Considerado por anos como um dos maiores doleiros do país, o morador de Londrina Alberto Youssef, 46 anos, é uma caixa-preta ambulante. "Se resolver falar tudo que sabe, limpa-se o estado. É o cara que poderia derrubar estruturas políticas e administrativas", conta um servidor público que já investigou Youssef por anos.

A reportagem da Gazeta do Povo conversou com duas pessoas que passaram parte da carreira investigando as ações do doleiro, que ficou conhecido na época da CPI do Banestado no começo dos anos 2000.

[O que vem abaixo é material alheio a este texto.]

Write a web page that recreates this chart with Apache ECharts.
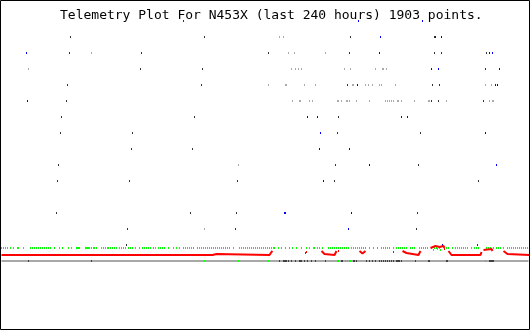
<!DOCTYPE html>
<html>
<head>
<meta charset="utf-8">
<script src="https://cdn.jsdelivr.net/npm/echarts@6/dist/echarts.min.js"></script>
<style>
html,body{margin:0;padding:0;background:#fff;}
#chart{width:530px;height:330px;}
</style>
</head>
<body>
<div id="chart"></div>
<script>
// x: time slot across the 240 hour window (0..529), y: telemetry channel row (0 = top)
const titleText = 'Telemetry Plot For N453X (last 240 hours) 1903 points.';

// scattered event rows: [slot, row]
const darkEvents = [[183,0],[70,1],[204,1],[350,1],[434,1],
  [69,2],[141,2],[268,2],[349,2],[434,2],[441,2],[486,2],
  [140,3],[202,3],[485,3],
  [67,4],[201,4],[347,4],[432,4],[439,4],
  [66,5],[431,5],[438,5],[483,5],
  [61,6],[194,6],[338,6],
  [60,7],[132,7],[337,7],[420,7],
  [131,8],[192,8],
  [58,9],[335,9],[418,9],
  [57,10],[129,10],[237,10],[334,10],[478,10],
  [56,12],[190,12],[236,12],[417,12],
  [127,13],[235,13],[416,13],
  [126,14],[477,14]];
const lightEvents = [[279,1],[283,1],
  [91,2],[288,2],[294,2],[325,2],
  [28,3],[291,3],[295,3],[298,3],[301,3],[344,3],[350,3],[375,3],[382,3],[383,3],[386,3],
  [268,4],[285,4],[286,4],[304,4],[315,4],[352,4],[353,4],[365,4],[368,4],[372,4],[379,4],[381,4],[395,4],[485,4],[491,4],
  [292,5],[299,5],[300,5],[309,5],[312,5],[337,5],[338,5],[341,5],[346,5],[347,5],[349,5],[356,5],[369,5],[385,5],[387,5],[389,5],[391,5],[393,5],[397,5],[398,5],[401,5],[414,5],[428,5],[429,5],[446,5],[489,5],[492,5],[493,5],
  [238,9],[204,13]];
const blueEvents = [[358,0],[422,0],[380,1],[435,1],[441,1],
  [26,2],[379,2],[489,2],[492,2],
  [431,3],[438,3],[499,3],
  [357,4],[495,4],[497,4],
  [27,5],
  [307,6],[317,6],[401,6],[407,6],
  [320,7],[485,7],
  [319,8],[349,8],
  [369,9],[496,9],
  [323,10],
  [284,12],[285,12],[351,12],
  [348,13],[442,14]];

// green status channel
const greenLevel = 14.1875;
const greenSlots = [1,3,5,7,10,13,17,18,23,30,32,34,36,38,40,42,44,46,48,50,54,59,62,68,71,76,77,78,79,85,86,87,88,89,91,93,94,96,101,103,105,107,108,110,112,114,116,119,121,123,125,128,130,132,135,139,142,144,146,148,150,153,155,158,160,162,164,168,173,176,
  179,183,185,187,189,191,193,197,199,201,203,205,207,209,211,213,215,217,219,221,223,225,227,229,233,239,241,243,245,247,249,251,253,255,257,259,261,263,265,267,269,271,273,274,278,281,285,289,292,296,301,306,309,313,314,317,319,322,328,330,332,334,336,338,340,342,344,346,348,
  351,353,355,357,359,361,363,365,369,373,377,381,383,385,387,389,393,396,398,400,402,404,406,410,412,414,419,421,423,425,427,431,434,436,439,
  446,448,452,455,457,459,461,463,465,467,471,474,476,478,486,488,490,493,496,498,500,503,507,509,511,513,515,517,519,521,523,525,527];
const greenHigh = [[433,14.3125],[437,14.25],[440,14.3125]];

// red channel segments: [slot, level]
const redSegments = [
  [[1,14.625],[212,14.625],[213,14.5625],[216,14.5625],[217,14.625],[269,14.625],[271,14.4375],[272,14.375]],
  [[321,14.375],[322,14.4375],[323,14.5],[324,14.5625],[325,14.625],[334,14.625],[335,14.5],[336,14.375]],
  [[359,14.375],[361,14.5],[362,14.53],[363,14.5],[365,14.375]],
  [[402,14.375],[404,14.4375],[406,14.5],[407,14.625],[418,14.625],[419,14.5],[420,14.375]],
  [[430,14.1875],[432,14.0625],[435,14.0625],[437,14.125],[439,14.125],[441,14.0625],[443,14.0625],[444,14.1875]],
  [[448,14.375],[450,14.5],[451,14.625],[480,14.625],[481,14.4375]],
  [[483,14.3125],[484,14.25],[491,14.25],[492,14.375]],
  [[503,14.375],[505,14.4375],[507,14.5625],[508,14.625],[529,14.625]]
];
const redDots = [[305,14.5],[306,14.4375],[338,14.375],[393,14.4375],[444,14.25]];

// gray link channel
const grayLevel = 15;
const grayRange = [1,528];
const grayDarkSlots = [28,91,279,283,284,285,286,288,291,295,299,300,301,304,307,311,315,325,341,342,345,353,354,356,366,369,372,375,379,381,383,385,387,389,391,393,396,397,398,399,401,415,428,429,446,447,489,490,491,492,493];
const grayGreenSlots = [204,238,268,337,338,345,347,349,350,485];

const chart = echarts.init(document.getElementById('chart'), null, {renderer:'canvas'});
const pt = (color, data, size) => ({
  type:'scatter', data, symbol:'rect', symbolSize: size || [1,2],
  itemStyle:{color, opacity:1}, silent:true, animation:false
});
const series = [];
series.push({type:'line', data:[[grayRange[0],grayLevel],[grayRange[1],grayLevel]], symbol:'none',
  lineStyle:{color:'#a8a8a8', width:2}, silent:true, animation:false, z:1});
series.push(pt('#404040', grayDarkSlots.map(s=>[s,grayLevel])));
series.push(pt('#00ff00', grayGreenSlots.map(s=>[s,grayLevel])));
series.push(pt('#00ff00', greenSlots.map(s=>[s,greenLevel])));
series.push(pt('#00ff00', greenHigh));
redSegments.forEach(seg => series.push({type:'line', data:seg, symbol:'none',
  lineStyle:{color:'#ff0000', width:2}, silent:true, animation:false, z:3}));
series.push(Object.assign(pt('#ff0000', redDots), {z:3}));
series.push(pt('#aaaaaa', lightEvents));
series.push(pt('#333333', darkEvents));
series.push(pt('#0000ff', blueEvents));

chart.setOption({
  animation:false,
  backgroundColor:'#ffffff',
  title:{text:titleText, left:55, top:4,
    textStyle:{fontFamily:'DejaVu Sans Mono', fontSize:13, fontWeight:'normal', color:'#000'}},
  grid:{left:0, top:21, width:530, height:304},
  xAxis:{type:'value', min:-0.5, max:529.5, show:false},
  yAxis:{type:'value', min:0, max:19, inverse:true, show:false},
  series,
  graphic:[{type:'rect', shape:{x:0.5,y:0.5,width:529,height:329},
    style:{fill:null, stroke:'#000', lineWidth:1}, z:100, silent:true}]
});
</script>
</body>
</html>
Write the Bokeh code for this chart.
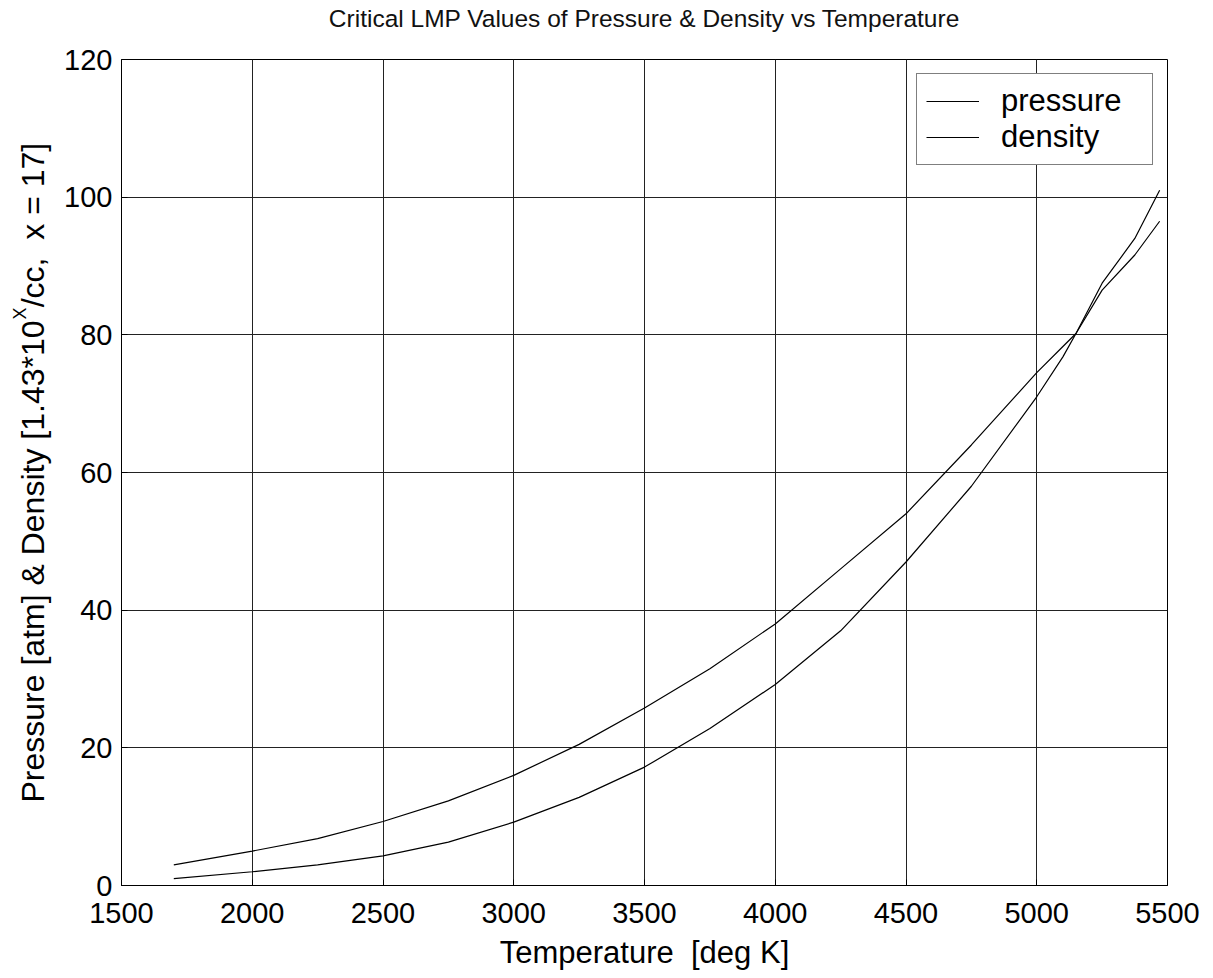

Tranquilo, confiante, chega a ser arrogante, conta um deles. Youssef foi interrogado inúmeras vezes, preso outras tantas, condenado, mas volta e meia seu nome vem novamente à tona por alguma suspeita. Sempre envolvendo lavagem de dinheiro e remessas ilegais para o exterior.

Era dono da empresa Youssef Câmbio e Turismo, quando foi denunciado pelo Ministério Público Federal (MPF). Ele já delatou, segundo reportagens da época, o ex-secretário da Fazenda de Maringá, Luiz Antônio Paolicchi, em 2000. Paolicchi, já falecido, foi condenado pela Justiça Federal dois anos depois.

Na época, ele afirmou que teria emprestado ao ex-secretário dinheiro para que fosse usado na campanha eleitoral de 1998. Os empréstimos teriam sido pagos com recursos desviados do município. "As conexões dele sempre extrapolaram o estado", afirmou um dos entrevistados. Por isso, comentam, que era muito difícil investigá-lo. "Havia muita proteção", declara outro.

As conexões aumentavam em razão da confiança adquirida por seus clientes. "É considerado de confiança por quem usa o serviço dele. Ele já foi preso várias vezes. Não entrega ninguém [apesar de ter revelado a história de Paolicchi]. Qualquer um que precise de alguém para regularizar dinheiro procurava por ele. Parece que nada mudou", afirma um dos servidores.